The month of August is dedicated to the women of South Africa and celebrates the achievements and contribution of women in creating a better South African society. In honour of the multi-dimensional and complex role women play, the South African government decided to hold a month-long celebration to acknowledge the strength and resilience of South African women

Women have played an instrumental role in the Liberation Struggle of our country and have helped lay the foundation for a democratic South Africa. Unlike the rest of the world, South Africa celebrates Women’s Day during the month of August to commemorate the historic 9th of August 1956 march, where more than 20 000 women from across the racial spectrum came together in solidarity of one cause – to protest against the extension of the Pass Laws to women. An abhorred vestige of the South African regime, Pass Laws were used to segregate black South Africans and control their movements in what was termed traditional white areas. It was also used to control migrant labour, urbanisation and served as yet another instrument to disenfranchise and demoralise black South Africans.

Women Leading the Way

On the 9th of August 1956, women of all colours and ages marched in unity to the seat of the South African regime, to demand the withdrawal of the hated legislation. They gathered outside the Union Buildings in one of the most powerful demonstrations of unity across the races. Led by four dynamic women from the Federation of South African Women (FSAW), namely, Lillian Ngoyi, Helen Joseph, Amina Cachalia and Sophie Williams-De Bruyn, their strong voices rang out with strength and conviction, “Wathint Abafazi, Wathint Imbokodo”, “You strike the women, you strike the rock” signalling a turning point in the struggle against unjust Apartheid Laws. Women would go on to play critical roles in not only their own emancipation but that of the country itself.

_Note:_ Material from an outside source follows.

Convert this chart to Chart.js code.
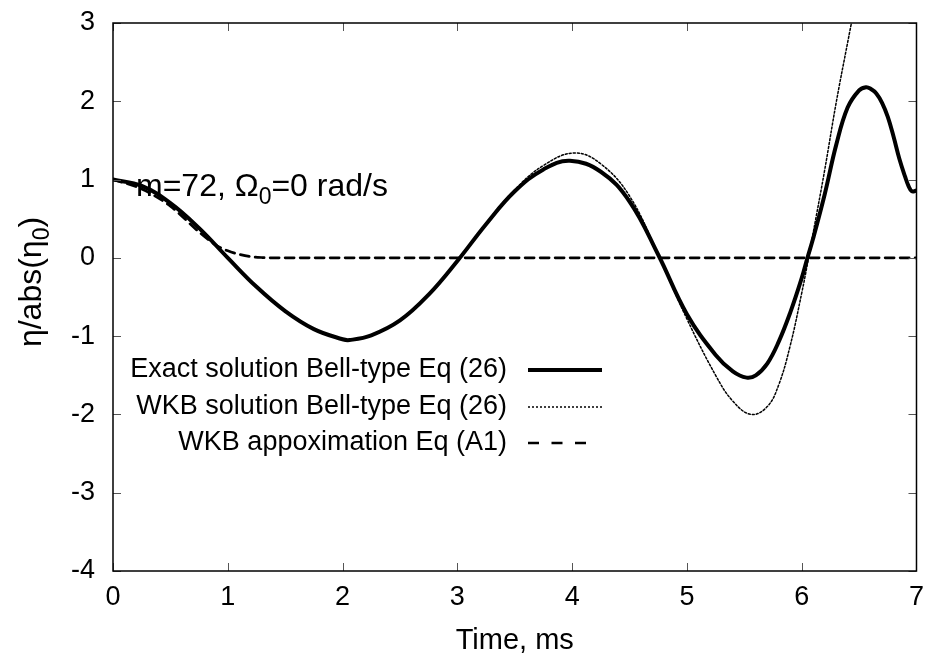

South Africa is a proud nation, which has given birth to many powerful women who serve as inspiration for women and girls around the world. This year, we honour Charlotte Mannya- Maxeke, who was born at the turn of the century and is viewed as a pioneer social and political activist, who garnered a lot of firsts: the black woman to graduate with an international university degree, the first black woman to become a parole officer, an educator and translator.

Proudly South African Women

In the same spirit, we recall other bold and revolutionary women. While the world remembers Winnie Madikizela-Mandela as the wife of Nelson Mandela, South Africa reveres her as the Mother of the Struggle, a fearsome tigress who boldly took on the South African Apartheid Regime without flinching. Other strong women include Miriam Makeba, the famous songstress who used her melodious voice to draw attention to the injustice suffered by black South Africans, Dr Nkosazana-Dlamini Zuma, who was elected the first woman Chair of the African Union Commission, amongst others.

South African women are excelling the world over and we are proud of their achievements. In line with the theme of this Women’s Day, “Generation Equality; Realising Women’s Rights for an Equal Future”, the South African government is committed to creating a conducive environment for women to flourish in all fields of society, from government to arts and science. Women are redefining their roles in society, and we are keen to support their aspirations and ensure that they are treated with respect, dignity and afforded the same rights, privileges and equality enjoyed by their male counterparts.

Tackling Gender-based Violence

While we acknowledge the great strides made in creating an equal society, we are also cognizant that much work lies ahead in ensuring that women feel safe and secure in our societies. Women are often subjected to indignity and harm under the guise of outdated patriarchal and cultural practices and the government has been working with community leaders in educating both men and women about women’s rights. Gender-based violence and femicide is a widespread problem in South Africa that requires urgent and collective action across the various spheres of government and society. President Ramaphosa has initiated a national plan aimed at eradicating gender-based violence over the next five years and we all need to play our part in eliminating this scourge which is a threat to building a safe and cohesive society. The South African Government is adamant that all girls and women deserve to live a life without fear.

So please join me in wishing all women a Happy Women’s Day and expressing our immense pride and joy in the accomplishments of our mothers, sisters, daughters, and wives. We acknowledge and value your contribution in making our world a better place to live in.